Frequently Asked Questions
How long does it take to obtain a VAT credit refund in Morocco?
Under the standard procedure, the processing time can take several months depending on the complexity of the file. The simplified procedure, available to companies whose accounts are certified by a chartered accountant or statutory auditor, is designed to reduce this timeframe. In practice, processing times vary between three and six months.
Which businesses are eligible for a VAT credit refund in Morocco?
Businesses that accumulate a structural VAT credit are eligible, particularly exporters who benefit from VAT exemption with the right to deduction, companies that have made significant investments generating substantial input VAT, and businesses subject to VAT withholding at source.
What documents are required to file a VAT refund request?
The applicant must provide a summary statement of turnover achieved under VAT exemption or suspension, a detailed statement of purchases with recoverable VAT, and, under the simplified procedure, a certificate from a statutory auditor or chartered accountant confirming the accuracy of the information.

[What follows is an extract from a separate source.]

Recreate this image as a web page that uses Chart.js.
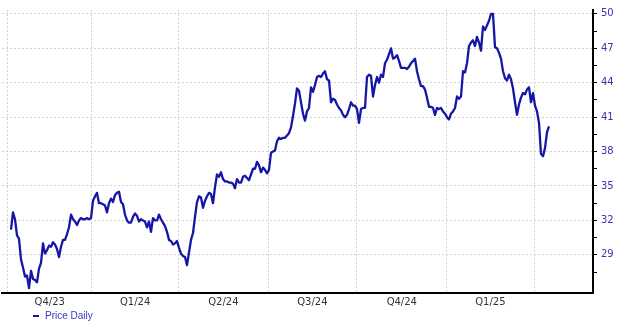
<!DOCTYPE html>
<html>
<head>
<meta charset="utf-8">
<script src="https://cdn.jsdelivr.net/npm/chart.js@4.4.1/dist/chart.umd.min.js"></script>
<style>
  body { margin: 0; background: #fff; }
</style>
</head>
<body>
<canvas id="priceChart" width="620" height="322"></canvas>
<script>
// daily closes, one value every ~2 sessions
const prices = [
  31.2, 32.7, 32.1, 30.7, 30.4, 28.6, 27.9, 27.1, 27.2, 26.1,
  27.6, 26.9, 26.8, 26.6, 27.8, 28.3, 30.0, 29.1, 29.4, 29.8,
  29.7, 30.1, 29.9, 29.5, 28.8, 29.7, 30.3, 30.3, 30.8, 31.4,
  32.5, 32.1, 31.9, 31.6, 32.0, 32.2, 32.1, 32.1, 32.2, 32.1,
  32.2, 33.7, 34.1, 34.4, 33.5, 33.5, 33.4, 33.3, 32.7, 33.5,
  33.9, 33.6, 34.2, 34.4, 34.5, 33.6, 33.4, 32.5, 32.0, 31.8,
  31.8, 32.3, 32.6, 32.4, 31.9, 32.1, 32.0, 31.9, 31.4, 31.9,
  31.0, 32.2, 32.0, 32.0, 32.5, 32.1, 31.8, 31.5, 31.0, 30.3,
  30.2, 29.9, 30.0, 30.2, 29.6, 29.1, 28.9, 28.8, 28.1, 29.2,
  30.3, 30.9, 32.3, 33.6, 34.1, 34.0, 33.1, 33.7, 34.1, 34.4,
  34.3, 33.5, 34.9, 36.0, 35.8, 36.2, 35.6, 35.4, 35.4, 35.3,
  35.3, 35.2, 34.8, 35.6, 35.3, 35.3, 35.8, 35.9, 35.7, 35.5,
  36.0, 36.5, 36.5, 37.1, 36.8, 36.2, 36.6, 36.4, 36.1, 36.4,
  37.9, 38.0, 38.1, 38.9, 39.2, 39.1, 39.2, 39.2, 39.4, 39.6,
  40.1, 41.1, 42.2, 43.5, 43.3, 42.3, 41.3, 40.7, 41.5, 41.8,
  43.6, 43.2, 43.8, 44.5, 44.6, 44.5, 44.8, 45.0, 44.3, 44.2,
  42.3, 42.6, 42.5, 42.1, 41.8, 41.6, 41.2, 41.0, 41.2, 41.7,
  42.3, 42.0, 42.0, 41.7, 40.5, 41.7, 41.8, 41.8, 44.5, 44.7,
  44.6, 42.8, 43.8, 44.5, 44.0, 44.7, 44.5, 45.7, 46.0, 46.5,
  47.0, 46.1, 46.2, 46.4, 45.9, 45.3, 45.3, 45.3, 45.2, 45.4,
  45.7, 45.9, 46.1, 45.0, 44.3, 43.7, 43.7, 43.4, 42.7, 41.9,
  41.9, 41.8, 41.2, 41.8, 41.7, 41.8, 41.5, 41.3, 41.0, 40.8,
  41.3, 41.5, 41.8, 42.8, 42.6, 42.8, 45.0, 44.9, 45.7, 47.2,
  47.5, 47.7, 47.2, 48.0, 47.5, 46.8, 48.9, 48.6, 49.0, 49.4,
  50.0, 50.0, 47.1, 47.0, 46.6, 46.1, 45.0, 44.4, 44.2, 44.7,
  44.3, 43.5, 42.3, 41.2, 42.1, 42.7, 43.1, 43.0, 43.4, 43.6,
  42.3, 43.1, 42.0, 41.5, 40.5, 37.8, 37.6, 38.3, 39.7, 40.2
];

// quarter boundaries on the sample index axis
const quarterStarts = [-1.5, 40.2, 83.9, 128.5, 172.9, 217.9, 261.5];
const quarterLabels = ['Q4/23', 'Q1/24', 'Q2/24', 'Q3/24', 'Q4/24', 'Q1/25'];

const priceTicks = [29, 32, 35, 38, 41, 44, 47, 50];
const minorTicks = [27.5, 30.5, 33.5, 36.5, 39.5, 42.5, 45.5, 48.5];

const seriesLabel = 'Price Daily';
const lineColor = '#1616a6';

const labelTicks = quarterLabels.map((q, i) => (quarterStarts[i] + quarterStarts[i + 1]) / 2);
const points = prices.map((p, i) => ({ x: i, y: p }));

const bottomLegend = {
  id: 'bottomLegend',
  afterDraw(chart) {
    const ctx = chart.ctx;
    const ds = chart.data.datasets[0];
    const y = 316;
    ctx.save();
    ctx.strokeStyle = ds.borderColor;
    ctx.lineWidth = 2;
    ctx.beginPath();
    ctx.moveTo(33, y);
    ctx.lineTo(39, y);
    ctx.stroke();
    ctx.fillStyle = '#3a3ab4';
    ctx.font = '10px "Liberation Sans", Arial, sans-serif';
    ctx.textBaseline = 'middle';
    ctx.fillText(ds.label, 45, y);
    ctx.restore();
  }
};

new Chart(document.getElementById('priceChart').getContext('2d'), {
  type: 'line',
  data: {
    datasets: [{
      label: seriesLabel,
      data: points,
      borderColor: lineColor,
      borderWidth: 2.3,
      borderJoinStyle: 'round',
      pointRadius: 0,
      tension: 0,
      fill: false
    }]
  },
  options: {
    responsive: false,
    animation: false,
    devicePixelRatio: 1,
    layout: {
      autoPadding: false,
      padding: { top: 2, left: 2, right: 0, bottom: 15 }
    },
    scales: {
      x: {
        type: 'linear',
        min: -4.5,
        max: 291,
        afterBuildTicks: (scale) => {
          scale.ticks = [...quarterStarts, ...labelTicks]
            .sort((a, b) => a - b)
            .map(v => ({ value: v }));
        },
        afterFit: (scale) => { scale.height = 14; },
        grid: {
          color: (c) => (c.tick && quarterStarts.includes(c.tick.value)) ? '#d2d2d2' : 'rgba(0,0,0,0)',
          lineWidth: 1,
          drawTicks: false
        },
        border: { color: '#000', width: 2, dash: [2, 2] },
        ticks: {
          autoSkip: false,
          maxRotation: 0,
          padding: 3,
          color: '#333',
          font: { family: 'DejaVu Sans', size: 10 },
          callback: (v) => {
            const k = labelTicks.indexOf(v);
            return k >= 0 ? quarterLabels[k] : '';
          }
        }
      },
      y: {
        type: 'linear',
        position: 'right',
        min: 25.67,
        max: 50.34,
        afterBuildTicks: (scale) => {
          scale.ticks = [...priceTicks, ...minorTicks]
            .sort((a, b) => a - b)
            .map(v => ({ value: v }));
        },
        afterFit: (scale) => { scale.width = 27; },
        grid: {
          color: (c) => (c.tick && priceTicks.includes(c.tick.value)) ? '#d2d2d2' : 'rgba(0,0,0,0)',
          lineWidth: 1,
          tickColor: '#000',
          tickLength: 4,
          drawTicks: true
        },
        border: { color: '#000', width: 2, dash: [2, 2] },
        ticks: {
          autoSkip: false,
          padding: 4,
          color: '#3434b0',
          font: { family: 'DejaVu Sans', size: 10 },
          callback: (v) => priceTicks.includes(v) ? String(v) : ''
        }
      }
    },
    plugins: {
      legend: { display: false },
      tooltip: { enabled: false }
    }
  },
  plugins: [bottomLegend]
});
</script>
</body>
</html>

Can a company offset its VAT credit against other taxes in Morocco?
Moroccan tax law does allow companies to offset their VAT credit against other tax liabilities, such as corporate income tax or withholding taxes, subject to the conditions set out by the General Tax Code. However, when the credit cannot be fully absorbed through offset, the company may file for a direct refund under either the standard or simplified procedure. The simplified procedure, requiring certification by a statutory auditor or chartered accountant, is generally faster and can be processed within three to six months.